In the years since having the Monster I had gotten Bs, even a couple of not-so-impressive Cs. Each time it was disappointing because it felt like she was right. It felt like I would never be anything more than my grade. But I kept trying. I graduated high school with honors. I was the first in my family to go college. And it was in college where I have my realization.

I am more than a grade on a transcript.

I am sarcastic and witty. I make people laugh. I am loyal and people can depend on me. I work hard. I am eager to learn. I have a desire to travel the world. I am determined to succeed.
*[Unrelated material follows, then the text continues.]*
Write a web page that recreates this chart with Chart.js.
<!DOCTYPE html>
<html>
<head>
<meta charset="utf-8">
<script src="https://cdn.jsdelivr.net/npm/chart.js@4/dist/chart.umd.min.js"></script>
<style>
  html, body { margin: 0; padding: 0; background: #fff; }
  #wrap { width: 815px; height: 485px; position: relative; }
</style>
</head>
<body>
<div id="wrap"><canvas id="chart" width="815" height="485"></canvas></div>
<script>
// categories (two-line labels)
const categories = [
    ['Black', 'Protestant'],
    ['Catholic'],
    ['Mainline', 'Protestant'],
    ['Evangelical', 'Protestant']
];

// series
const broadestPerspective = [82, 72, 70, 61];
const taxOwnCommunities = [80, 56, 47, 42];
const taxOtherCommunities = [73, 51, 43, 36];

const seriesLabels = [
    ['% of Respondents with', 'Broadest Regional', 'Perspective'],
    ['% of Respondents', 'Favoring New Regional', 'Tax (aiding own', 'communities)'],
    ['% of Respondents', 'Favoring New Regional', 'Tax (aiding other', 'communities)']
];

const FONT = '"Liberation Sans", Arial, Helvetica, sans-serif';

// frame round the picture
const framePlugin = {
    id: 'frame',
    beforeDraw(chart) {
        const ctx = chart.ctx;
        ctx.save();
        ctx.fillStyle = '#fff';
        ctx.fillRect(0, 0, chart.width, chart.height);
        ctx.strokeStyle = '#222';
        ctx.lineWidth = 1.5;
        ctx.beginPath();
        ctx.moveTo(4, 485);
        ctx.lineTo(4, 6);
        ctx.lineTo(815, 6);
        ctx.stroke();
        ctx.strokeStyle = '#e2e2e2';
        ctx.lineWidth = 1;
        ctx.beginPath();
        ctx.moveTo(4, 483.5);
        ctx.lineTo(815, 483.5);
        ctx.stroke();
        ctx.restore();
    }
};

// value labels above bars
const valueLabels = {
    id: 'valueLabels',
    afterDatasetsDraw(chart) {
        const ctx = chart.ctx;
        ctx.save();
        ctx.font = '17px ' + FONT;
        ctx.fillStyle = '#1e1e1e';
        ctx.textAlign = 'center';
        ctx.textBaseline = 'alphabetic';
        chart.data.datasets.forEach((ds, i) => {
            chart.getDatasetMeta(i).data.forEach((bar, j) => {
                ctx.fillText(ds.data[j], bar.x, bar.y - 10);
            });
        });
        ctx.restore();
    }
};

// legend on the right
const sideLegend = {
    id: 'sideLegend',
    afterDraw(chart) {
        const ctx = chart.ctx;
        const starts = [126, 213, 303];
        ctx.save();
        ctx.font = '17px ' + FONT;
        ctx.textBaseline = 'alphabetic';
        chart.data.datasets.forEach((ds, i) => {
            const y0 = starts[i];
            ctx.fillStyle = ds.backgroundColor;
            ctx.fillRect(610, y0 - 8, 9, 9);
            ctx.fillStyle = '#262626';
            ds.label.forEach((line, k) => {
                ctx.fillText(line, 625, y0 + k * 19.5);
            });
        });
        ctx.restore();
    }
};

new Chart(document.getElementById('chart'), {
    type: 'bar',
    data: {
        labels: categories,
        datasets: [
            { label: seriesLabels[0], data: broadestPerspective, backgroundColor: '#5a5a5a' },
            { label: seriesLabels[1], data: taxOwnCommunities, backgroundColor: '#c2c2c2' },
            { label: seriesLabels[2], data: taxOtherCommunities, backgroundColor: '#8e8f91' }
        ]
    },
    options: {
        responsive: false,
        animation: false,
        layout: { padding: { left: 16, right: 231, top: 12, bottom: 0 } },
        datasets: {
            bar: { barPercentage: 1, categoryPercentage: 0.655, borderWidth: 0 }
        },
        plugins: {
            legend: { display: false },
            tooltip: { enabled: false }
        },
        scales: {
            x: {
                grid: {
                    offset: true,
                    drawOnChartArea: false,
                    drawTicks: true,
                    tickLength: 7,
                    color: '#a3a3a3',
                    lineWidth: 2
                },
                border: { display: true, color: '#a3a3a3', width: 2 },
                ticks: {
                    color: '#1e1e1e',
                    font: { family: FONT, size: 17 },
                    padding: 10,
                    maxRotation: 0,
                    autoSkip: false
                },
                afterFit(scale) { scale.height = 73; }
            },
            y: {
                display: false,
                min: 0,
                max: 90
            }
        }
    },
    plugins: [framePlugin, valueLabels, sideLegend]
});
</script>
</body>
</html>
Since the Monster, I have had some awe-inspiring, intellectuals with a contagious passion for knowledge as teachers. I have had French professors who have taken me to foreign countries and introduced me to new languages and cultures. I have had a professor who invited students over for a dinner party where we discussed politics and academia over wine all night. I have been to art shows with some of the greatest artists coming out of Seattle. I have spent classes discussing feminism and Islamophobia. I can talk about Plato and Descartes and Existentialism with enthusiasm.

But it is never enough. The more I learn, the more I realize I don’t know. So I keep going to classes. I keep reading books by great writers. I keep learning. I want to soak it all in.

I keep trying.

All of this came up yesterday when I was walking out of a meeting with my philosophy professor. I was talking to him about the readings we had to do for the final term paper and I was holding my own while talking about Tolstoy and Schopenhauer. At the end of the meeting he told me that each year they ask for a list of a few students who should be recommend for advanced philosophy courses, and he said he would like to recommend me. I was so shocked I almost cried.
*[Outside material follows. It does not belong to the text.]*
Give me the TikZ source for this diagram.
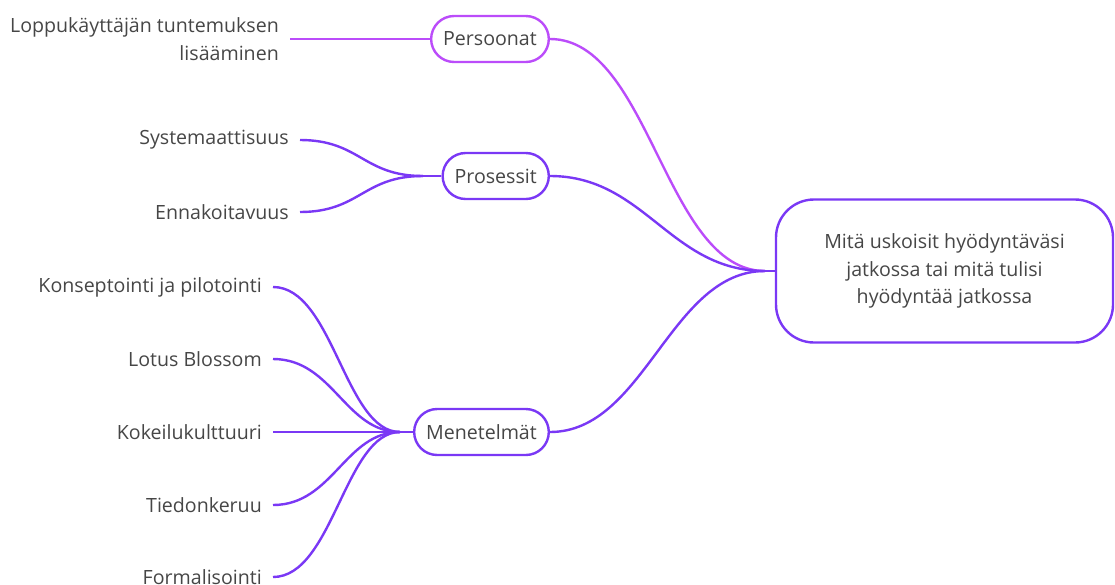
\documentclass[tikz,border=0pt]{standalone}
\usepackage{fontspec}
\setmainfont{Open Sans}
\definecolor{magentaline}{RGB}{187,76,250}
\definecolor{violetline}{RGB}{122,56,245}
\definecolor{txt}{RGB}{70,70,70}
\begin{document}
\begin{tikzpicture}[x=1pt,y=-1pt,
  every node/.style={text=txt, font=\fontsize{19.6}{27.5}\selectfont},
  pill/.style={draw, line width=2.4pt, rounded corners=23pt, minimum height=46pt,
               inner xsep=12pt, fill=white, anchor=east},
  leaf/.style={anchor=east, inner sep=0pt, align=right},
  link/.style={line width=2.4pt}
]
\useasboundingbox (0,0) rectangle (1115,584);
\clip (0,0) rectangle (1115,584);

% central question
\node[draw=violetline, line width=2.4pt, rounded corners=38pt,
      minimum width=337pt, minimum height=143pt, align=center]
  (root) at (944.5,271) {Mitä uskoisit hyödyntäväsi\\jatkossa tai mitä tulisi\\hyödyntää jatkossa};

% branch topics
\node[pill, draw=magentaline] (per) at (550,39)  {Persoonat};
\node[pill, draw=violetline]  (pro) at (550,176) {Prosessit};
\node[pill, draw=violetline]  (men) at (550,432) {Menetelmät};

% junction points where branches meet
\coordinate (jr) at (765,271);
\coordinate (jp) at (423,176);
\coordinate (jm) at (400,432);

% leaves
\node[leaf] (lop) at (279,39) {Loppukäyttäjän tuntemuksen\\lisääminen};
\node[leaf] (sys) at (289,140) {Systemaattisuus};
\node[leaf] (enn) at (289,212) {Ennakoitavuus};
\node[leaf] (kon) at (262,287) {Konseptointi ja pilotointi};
\node[leaf] (lot) at (262,359) {Lotus Blossom};
\node[leaf] (kok) at (262,432) {Kokeilukulttuuri};
\node[leaf] (tie) at (262,505) {Tiedonkeruu};
\node[leaf] (for) at (262,577) {Formalisointi};

% branches to the central question
\draw[link, magentaline] (per.east) .. controls +(100,0) and +(-100,0) .. (jr);
\draw[link, violetline] (pro.east) .. controls +(95,0) and +(-95,0) .. (jr);
\draw[link, violetline] (men.east) .. controls +(95,0) and +(-95,0) .. (jr);
\draw[link, violetline] (jr) -- (root.west);

% leaves to branches
\draw[link, magentaline] ([xshift=11pt]lop.east) -- (per.west);

\draw[link, violetline] ([xshift=11pt]sys.east) .. controls +(60,0) and +(-60,0) .. (jp);
\draw[link, violetline] ([xshift=11pt]enn.east) .. controls +(60,0) and +(-60,0) .. (jp);
\draw[link, violetline] (jp) -- (pro.west);

\draw[link, violetline] ([xshift=11pt]kon.east) .. controls +(60,0) and +(-55,0) .. (jm);
\draw[link, violetline] ([xshift=11pt]lot.east) .. controls +(60,0) and +(-55,0) .. (jm);
\draw[link, violetline] ([xshift=11pt]kok.east) -- (jm);
\draw[link, violetline] ([xshift=11pt]tie.east) .. controls +(60,0) and +(-55,0) .. (jm);
\draw[link, violetline] ([xshift=11pt]for.east) .. controls +(60,0) and +(-55,0) .. (jm);
\draw[link, violetline] (jm) -- (men.west);
\end{tikzpicture}
\end{document}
Three months ago I couldn’t stand philosophy. I thought philosophers were pretentious and entitled (and still think some are). I didn’t understand any of it. But this quarter I have loves the discussions we have in class and the conversations I can now have with my roommate. I have developed a fondness for it. I am passionate about the learning.

This passion doesn’t just come from the trying. It comes from the teaching.

Good teachers are supposed to cultivate learning and distribute knowledge. Great ones form connections.

It takes great teachers to inspire someone.

This June, after four years of hard work (and a little bit of fun) I will graduate. I will receive the most expensive paperweight.

Some people say that it isn’t worth it to go to college anymore. They say you will just end up in debt without job security that a degree once held. And these people might be right. I will graduate with debt. But I will also graduate with this sense that I am greater than a “B,” and all the stuff I have learned.

I will graduate with this sense that the trying will pay off.

And As some of you may be aware, I am applying to an English teaching program in France for after graduation. Mostly because I want to see if I have what it takes to be a good teacher.

I know I couldn’t be any worse than the Monster.

This is dedicated to the good ones. You have taught me more than you will ever know.